* Supplied material
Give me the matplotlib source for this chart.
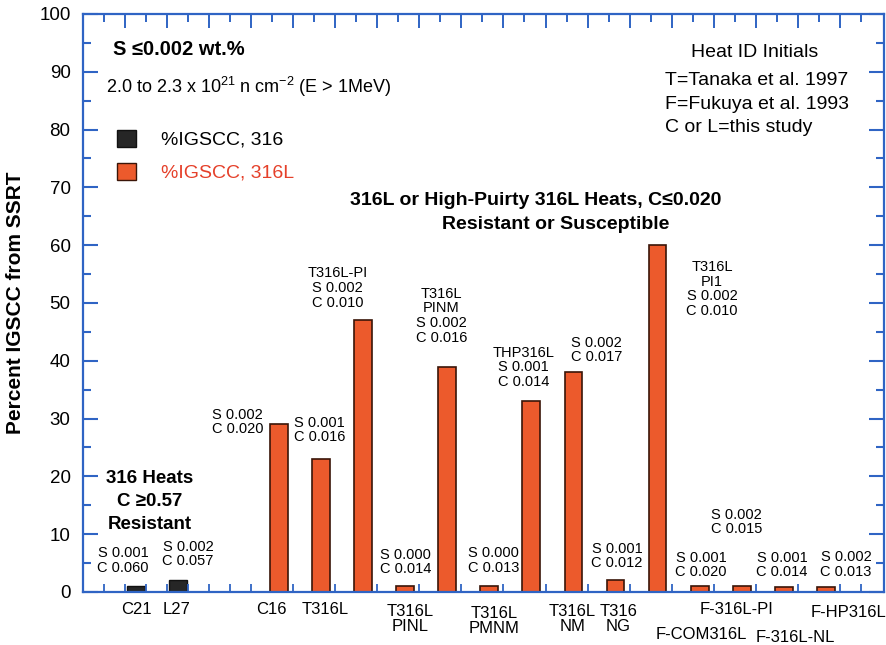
import numpy as np
import matplotlib
matplotlib.use("Agg")
import matplotlib.pyplot as plt
from matplotlib.patches import Patch

plt.rcParams['font.family'] = ['Liberation Sans', 'DejaVu Sans']
plt.rcParams['mathtext.fontset'] = 'custom'
plt.rcParams['mathtext.rm'] = 'Liberation Sans'
plt.rcParams['mathtext.it'] = 'Liberation Sans:italic'
plt.rcParams['mathtext.bf'] = 'Liberation Sans:bold'

# 316 heats (C >= 0.057)
heats_316 = ["C21", "L27"]
igscc_316 = [1.0, 2.0]
s_316 = ["0.001", "0.002"]
c_316 = ["0.060", "0.057"]

# 316L / high-purity 316L heats
heats_316L = ["C16", "T316L", "T316L-PI", "T316L\nPINL", "T316L\nPINM", "T316L\nPMNM",
              "THP316L", "T316L\nNM", "T316\nNG", "T316L\nPI1", "F-COM316L",
              "F-316L-PI", "F-316L-NL", "F-HP316L"]
igscc_316L = [29, 23, 47, 1.0, 39, 1.0, 33, 38, 2.0, 60, 1.0, 1.0, 0.8, 0.8]
s_316L = ["0.002", "0.001", "0.002", "0.000", "0.002", "0.000", "0.001",
          "0.002", "0.001", "0.002", "0.001", "0.002", "0.001", "0.002"]
c_316L = ["0.020", "0.016", "0.010", "0.014", "0.016", "0.013", "0.014",
          "0.017", "0.012", "0.010", "0.020", "0.015", "0.014", "0.013"]
# heats whose name is written above the bar instead of under the axis
name_on_top = ["T316L-PI", "T316L\nPINM", "THP316L", "T316L\nPI1"]

blue = "#2f64c4"
orange = "#ec5a2c"
dark = "#262626"

x316 = 2.5 + 2 * np.arange(len(heats_316))
x316L = 9.33 + 2 * np.arange(len(heats_316L))

fig = plt.figure(figsize=(8.86, 6.45), dpi=100)
ax = fig.add_axes([0.0937, 0.0822, 0.904, 0.8961])

ax.bar(x316, igscc_316, width=0.85, color=dark, edgecolor="#111111", linewidth=1.0)
ax.bar(x316L, igscc_316L, width=0.85, color=orange, edgecolor="#3a1508", linewidth=1.2)

ax.set_xlim(0, 38.1)
ax.set_ylim(0, 100)

for sp in ax.spines.values():
    sp.set_color(blue)
    sp.set_linewidth(1.6)

ax.set_yticks(np.arange(0, 101, 10))
ax.set_yticks(np.arange(5, 100, 10), minor=True)
ax.tick_params(axis='y', which='major', direction='in', length=11, width=1.5,
               color=blue, labelsize=13.5, pad=9, right=True)
ax.tick_params(axis='y', which='minor', direction='in', length=6, width=1.5,
               color=blue, right=True)
ax.set_xticks(list(range(1, 9)) + list(range(10, 37, 2)) + [37])
ax.set_xticks(np.arange(1, 38, 1), minor=True)
ax.tick_params(axis='x', which='major', direction='in', length=6, width=1.3,
               color=blue, labelbottom=False, top=False)
ax.tick_params(axis='x', which='minor', direction='in', length=0, top=False, bottom=False)

# top ticks: alternating long/short
sec = ax.secondary_xaxis('top')
sec.set_xticks(np.arange(2, 38, 2))
sec.set_xticks(np.arange(1, 38, 2), minor=True)
sec.tick_params(which='major', direction='in', length=10, width=1.4, color=blue, labeltop=False)
sec.tick_params(which='minor', direction='in', length=6, width=1.4, color=blue)
sec.spines['top'].set_visible(False)

ax.set_ylabel("Percent IGSCC from SSRT", fontsize=15, fontweight='bold', labelpad=10)

# composition notes over the bars
note_xy_316 = [(1.9, 5.4), (4.99, 6.6)]
note_xy_316L = [(7.36, 29.4), (11.26, 28.0), (12.11, 52.6), (15.34, 5.2), (17.05, 47.8),
                (19.52, 5.4), (20.95, 38.9), (24.42, 41.9), (25.4, 6.2), (29.93, 52.4),
                (29.4, 4.7), (31.1, 12.1), (33.25, 4.7), (36.3, 4.8)]
name_xy_316 = [(2.55, -3.1), (4.46, -3.1)]
name_xy_316L = [(8.98, -3.1), (11.5, -3.1), None, (15.58, -4.67), None, (19.57, -5.0),
                None, (23.28, -4.67), (25.46, -4.67), None, (29.4, -7.44), (31.07, -3.1),
                (33.87, -7.79), (36.4, -3.63)]

heats = heats_316 + heats_316L
s_all = s_316 + s_316L
c_all = c_316 + c_316L
note_xy = note_xy_316 + note_xy_316L
name_xy = name_xy_316 + name_xy_316L
for h, s, c, (tx, ty), nxy in zip(heats, s_all, c_all, note_xy, name_xy):
    txt = "S " + s + "\nC " + c
    if h in name_on_top:
        txt = h + "\n" + txt
    ax.text(tx, ty, txt, ha='center', va='center', fontsize=10.5, linespacing=1.05)
    if nxy is not None:
        ax.text(nxy[0], nxy[1], h, ha='center', va='center', fontsize=12,
                linespacing=1.0, clip_on=False)

# header texts
ax.text(0.0375, 0.938, "S \u22640.002 wt.%", transform=ax.transAxes, fontsize=14.5,
        fontweight='bold', va='center')
ax.text(0.029, 0.873, r"2.0 to 2.3 x 10$^{21}$ n cm$^{-2}$ (E > 1MeV)", transform=ax.transAxes,
        fontsize=13, va='center')
ax.text(0.838, 0.933, "Heat ID Initials", transform=ax.transAxes, fontsize=14, ha='center',
        va='center')
ax.text(0.727, 0.899, "T=Tanaka et al. 1997\nF=Fukuya et al. 1993\nC or L=this study",
        transform=ax.transAxes, fontsize=14, va='top', linespacing=1.5)

ax.text(3.18, 15.7, "316 Heats\nC \u22650.57\nResistant", ha='center', va='center',
        fontsize=13.5, fontweight='bold', linespacing=1.45)
ax.text(21.53, 67.8, "316L or High-Puirty 316L Heats, C\u22640.020", ha='center', va='center',
        fontsize=14, fontweight='bold')
ax.text(22.47, 63.5, "Resistant or Susceptible", ha='center', va='center',
        fontsize=14, fontweight='bold')

handles = [Patch(facecolor=dark, edgecolor='#111111'),
           Patch(facecolor=orange, edgecolor='#3a1508')]
ax.legend(handles, ["%IGSCC, 316", "%IGSCC, 316L"], loc='upper left',
          bbox_to_anchor=(0.042, 0.80), frameon=False, fontsize=14,
          handlelength=1.0, handleheight=1.0, handletextpad=1.3, labelspacing=0.7,
          borderpad=0, borderaxespad=0, labelcolor=['black', '#e5402a'])

fig.savefig("out.png", dpi=100)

* Exercise directions
Transcribe all the lines above exactly, apart from the pictures.

* The result
Give me the matplotlib source for this chart.
import numpy as np
import matplotlib
matplotlib.use("Agg")
import matplotlib.pyplot as plt
from matplotlib.patches import Patch

plt.rcParams['font.family'] = ['Liberation Sans', 'DejaVu Sans']
plt.rcParams['mathtext.fontset'] = 'custom'
plt.rcParams['mathtext.rm'] = 'Liberation Sans'
plt.rcParams['mathtext.it'] = 'Liberation Sans:italic'
plt.rcParams['mathtext.bf'] = 'Liberation Sans:bold'

# 316 heats (C >= 0.057)
heats_316 = ["C21", "L27"]
igscc_316 = [1.0, 2.0]
s_316 = ["0.001", "0.002"]
c_316 = ["0.060", "0.057"]

# 316L / high-purity 316L heats
heats_316L = ["C16", "T316L", "T316L-PI", "T316L\nPINL", "T316L\nPINM", "T316L\nPMNM",
              "THP316L", "T316L\nNM", "T316\nNG", "T316L\nPI1", "F-COM316L",
              "F-316L-PI", "F-316L-NL", "F-HP316L"]
igscc_316L = [29, 23, 47, 1.0, 39, 1.0, 33, 38, 2.0, 60, 1.0, 1.0, 0.8, 0.8]
s_316L = ["0.002", "0.001", "0.002", "0.000", "0.002", "0.000", "0.001",
          "0.002", "0.001", "0.002", "0.001", "0.002", "0.001", "0.002"]
c_316L = ["0.020", "0.016", "0.010", "0.014", "0.016", "0.013", "0.014",
          "0.017", "0.012", "0.010", "0.020", "0.015", "0.014", "0.013"]
# heats whose name is written above the bar instead of under the axis
name_on_top = ["T316L-PI", "T316L\nPINM", "THP316L", "T316L\nPI1"]

blue = "#2f64c4"
orange = "#ec5a2c"
dark = "#262626"

x316 = 2.5 + 2 * np.arange(len(heats_316))
x316L = 9.33 + 2 * np.arange(len(heats_316L))

fig = plt.figure(figsize=(8.86, 6.45), dpi=100)
ax = fig.add_axes([0.0937, 0.0822, 0.904, 0.8961])

ax.bar(x316, igscc_316, width=0.85, color=dark, edgecolor="#111111", linewidth=1.0)
ax.bar(x316L, igscc_316L, width=0.85, color=orange, edgecolor="#3a1508", linewidth=1.2)

ax.set_xlim(0, 38.1)
ax.set_ylim(0, 100)

for sp in ax.spines.values():
    sp.set_color(blue)
    sp.set_linewidth(1.6)

ax.set_yticks(np.arange(0, 101, 10))
ax.set_yticks(np.arange(5, 100, 10), minor=True)
ax.tick_params(axis='y', which='major', direction='in', length=11, width=1.5,
               color=blue, labelsize=13.5, pad=9, right=True)
ax.tick_params(axis='y', which='minor', direction='in', length=6, width=1.5,
               color=blue, right=True)
ax.set_xticks(list(range(1, 9)) + list(range(10, 37, 2)) + [37])
ax.set_xticks(np.arange(1, 38, 1), minor=True)
ax.tick_params(axis='x', which='major', direction='in', length=6, width=1.3,
               color=blue, labelbottom=False, top=False)
ax.tick_params(axis='x', which='minor', direction='in', length=0, top=False, bottom=False)

# top ticks: alternating long/short
sec = ax.secondary_xaxis('top')
sec.set_xticks(np.arange(2, 38, 2))
sec.set_xticks(np.arange(1, 38, 2), minor=True)
sec.tick_params(which='major', direction='in', length=10, width=1.4, color=blue, labeltop=False)
sec.tick_params(which='minor', direction='in', length=6, width=1.4, color=blue)
sec.spines['top'].set_visible(False)

ax.set_ylabel("Percent IGSCC from SSRT", fontsize=15, fontweight='bold', labelpad=10)

# composition notes over the bars
note_xy_316 = [(1.9, 5.4), (4.99, 6.6)]
note_xy_316L = [(7.36, 29.4), (11.26, 28.0), (12.11, 52.6), (15.34, 5.2), (17.05, 47.8),
                (19.52, 5.4), (20.95, 38.9), (24.42, 41.9), (25.4, 6.2), (29.93, 52.4),
                (29.4, 4.7), (31.1, 12.1), (33.25, 4.7), (36.3, 4.8)]
name_xy_316 = [(2.55, -3.1), (4.46, -3.1)]
name_xy_316L = [(8.98, -3.1), (11.5, -3.1), None, (15.58, -4.67), None, (19.57, -5.0),
                None, (23.28, -4.67), (25.46, -4.67), None, (29.4, -7.44), (31.07, -3.1),
                (33.87, -7.79), (36.4, -3.63)]

heats = heats_316 + heats_316L
s_all = s_316 + s_316L
c_all = c_316 + c_316L
note_xy = note_xy_316 + note_xy_316L
name_xy = name_xy_316 + name_xy_316L
for h, s, c, (tx, ty), nxy in zip(heats, s_all, c_all, note_xy, name_xy):
    txt = "S " + s + "\nC " + c
    if h in name_on_top:
        txt = h + "\n" + txt
    ax.text(tx, ty, txt, ha='center', va='center', fontsize=10.5, linespacing=1.05)
    if nxy is not None:
        ax.text(nxy[0], nxy[1], h, ha='center', va='center', fontsize=12,
                linespacing=1.0, clip_on=False)

# header texts
ax.text(0.0375, 0.938, "S \u22640.002 wt.%", transform=ax.transAxes, fontsize=14.5,
        fontweight='bold', va='center')
ax.text(0.029, 0.873, r"2.0 to 2.3 x 10$^{21}$ n cm$^{-2}$ (E > 1MeV)", transform=ax.transAxes,
        fontsize=13, va='center')
ax.text(0.838, 0.933, "Heat ID Initials", transform=ax.transAxes, fontsize=14, ha='center',
        va='center')
ax.text(0.727, 0.899, "T=Tanaka et al. 1997\nF=Fukuya et al. 1993\nC or L=this study",
        transform=ax.transAxes, fontsize=14, va='top', linespacing=1.5)

ax.text(3.18, 15.7, "316 Heats\nC \u22650.57\nResistant", ha='center', va='center',
        fontsize=13.5, fontweight='bold', linespacing=1.45)
ax.text(21.53, 67.8, "316L or High-Puirty 316L Heats, C\u22640.020", ha='center', va='center',
        fontsize=14, fontweight='bold')
ax.text(22.47, 63.5, "Resistant or Susceptible", ha='center', va='center',
        fontsize=14, fontweight='bold')

handles = [Patch(facecolor=dark, edgecolor='#111111'),
           Patch(facecolor=orange, edgecolor='#3a1508')]
ax.legend(handles, ["%IGSCC, 316", "%IGSCC, 316L"], loc='upper left',
          bbox_to_anchor=(0.042, 0.80), frameon=False, fontsize=14,
          handlelength=1.0, handleheight=1.0, handletextpad=1.3, labelspacing=0.7,
          borderpad=0, borderaxespad=0, labelcolor=['black', '#e5402a'])

fig.savefig("out.png", dpi=100)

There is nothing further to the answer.